We have discussed a number of MARPOL amendments over a long period of time. It is laudable that we as a nation support these amendments. Unfortunately, over the years of the Howard government, our maritime shipping industry and the industries associated with it declined. The previous government did not make a commitment to a sustainable shipping industry. Along with failing to make a commitment to a sustainable shipping industry, it also allowed practices that I feel do not ensure the safety of our sea and our environment. With us being an island nation, I believe it is very important that we embrace the opportunities that a strong shipping industry provides. As such, we need to be very supportive of the MARPOL amendments.

It is interesting that countries like the UK and the USA have made a commitment to developing their shipping industry. It is only now that we are really looking at the opportunities that are created by our shipping industry in the way that we should. The MARPOL protocols are vital because, as I have already mentioned, they protect our environment. It is important from a global perspective that Australia becomes a contracting party to all these protocols because, by our ratification and by introducing legislation, we can ensure that the shipping industry worldwide is environmentally sound. In Australia we have many foreign ships traversing our coastlines, so we really need to make sure that these protocols are in place. In the Shortland electorate we have the MV Wallarah taking coal from Catherine Hill Bay to the port at Newcastle on a daily basis.

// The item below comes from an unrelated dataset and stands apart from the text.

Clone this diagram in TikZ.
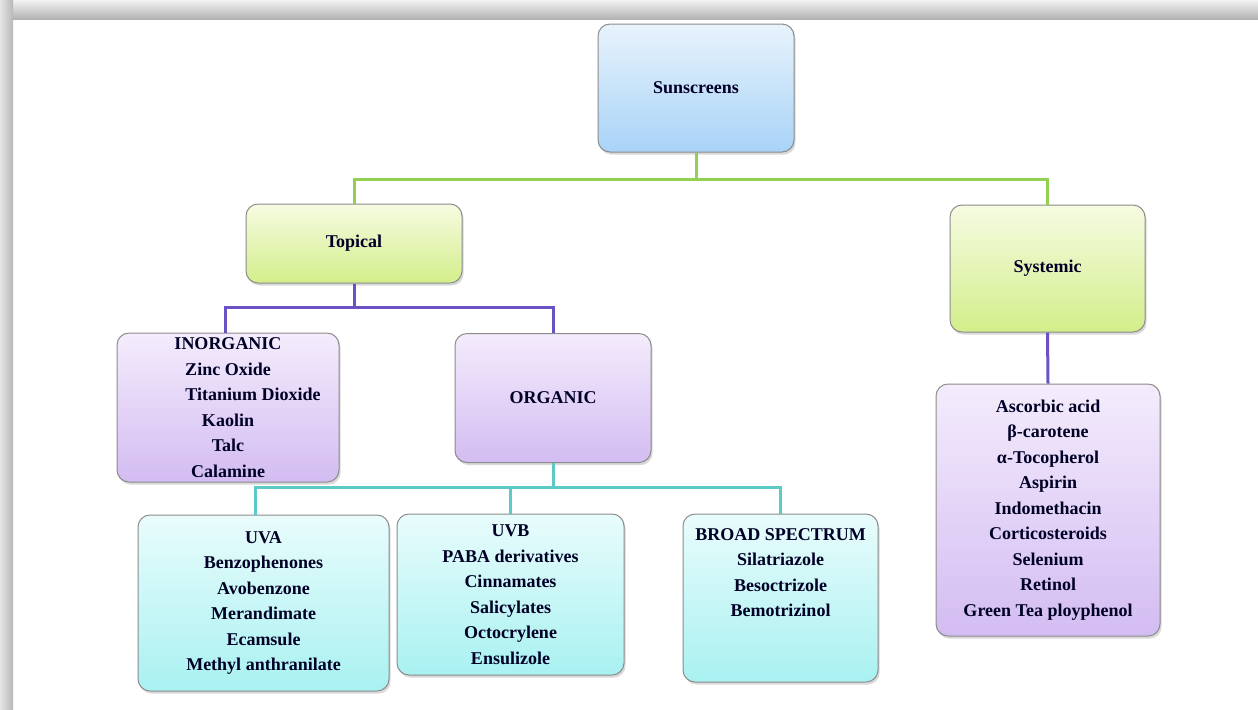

We are always mindful of the fact that this is an Australian ship and the standards that apply to it are supported by the MARPOL legislation.

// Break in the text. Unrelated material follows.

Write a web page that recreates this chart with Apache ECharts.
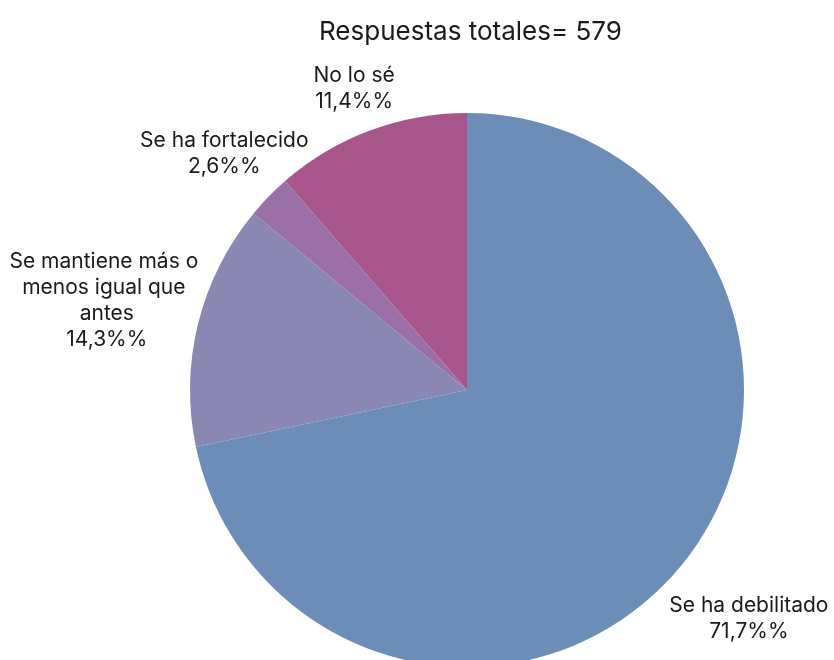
<!DOCTYPE html>
<html><head><meta charset="utf-8">
<script src="https://cdn.jsdelivr.net/npm/echarts@6/dist/echarts.min.js"></script>
<style>html,body{margin:0;padding:0;background:#fff}#c{width:834px;height:660px}</style>
</head><body><div id="c"></div>
<script>
const categories = ["Se ha debilitado", "Se mantiene más o menos igual que antes", "Se ha fortalecido", "No lo sé"];
const values = [71.7, 14.3, 2.6, 11.4];
const colors = ["#6b8db8", "#8a87b3", "#9b70a6", "#a8558b"];
const titleText = "Respuestas totales= 579";
// style: radial distance of each label centre from the pie centre
const labelRadius = [363, 371, 339, 322];

const CX = 467, CY = 390, R = 277;
const total = values.reduce((a, b) => a + b, 0);
const mids = [];
let acc = 0;
values.forEach(v => { mids.push((acc + v / 2) / total * 2 * Math.PI); acc += v; });

const chart = echarts.init(document.getElementById('c'));
chart.setOption({
  animation: false,
  title: { text: titleText, left: 314, top: 14,
    textStyle: { fontFamily: 'Inter', fontWeight: 'normal', fontSize: 26, color: '#1a1a1a' } },
  series: [{
    type: 'pie',
    center: [CX, CY],
    radius: R,
    startAngle: 90,
    clockwise: true,
    label: {
      show: true, position: 'outside', fontFamily: 'Inter', fontSize: 21, color: '#1a1a1a',
      lineHeight: 26, width: 215, overflow: 'break',
      formatter: p => p.name + '\n' + String(p.value).replace('.', ',') + '%%'
    },
    labelLine: { show: false },
    labelLayout: p => {
      const a = mids[p.dataIndex], d = labelRadius[p.dataIndex];
      return { x: CX + d * Math.sin(a), y: CY - d * Math.cos(a), align: 'center', verticalAlign: 'middle' };
    },
    itemStyle: { borderWidth: 0 },
    data: categories.map((c, i) => ({ name: c, value: values[i], itemStyle: { color: colors[i] } }))
  }]
});
</script></body></html>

The legislation we have before us today is about the protection of the sea. It will protect the environment from activities associated with shipping. Sulfur oxide in the atmosphere is one particular thing we are looking at in relation to this legislation. It produces adverse health effects and also contributes to the development of acid rain. We therefore need to ensure that this protocol is in place and this legislation is passed. Despite the comments of the member for Canning, the government is supporting this legislation. The bill will implement incremental changes to the maximum sulfur level of marine fuel oil, as agreed by the International Maritime Organisation in 2008, leading to a corresponding reduction in the amount of sulfur oxide in the exhaust gases of ships. The bill also provides protection for persons or organisations assisting in clean-ups following oil spills. It is therefore essential that persons or organisations are not deterred from responding to fuel oil spills. The bill has been put out for consultation. I support this excellent piece of legislation.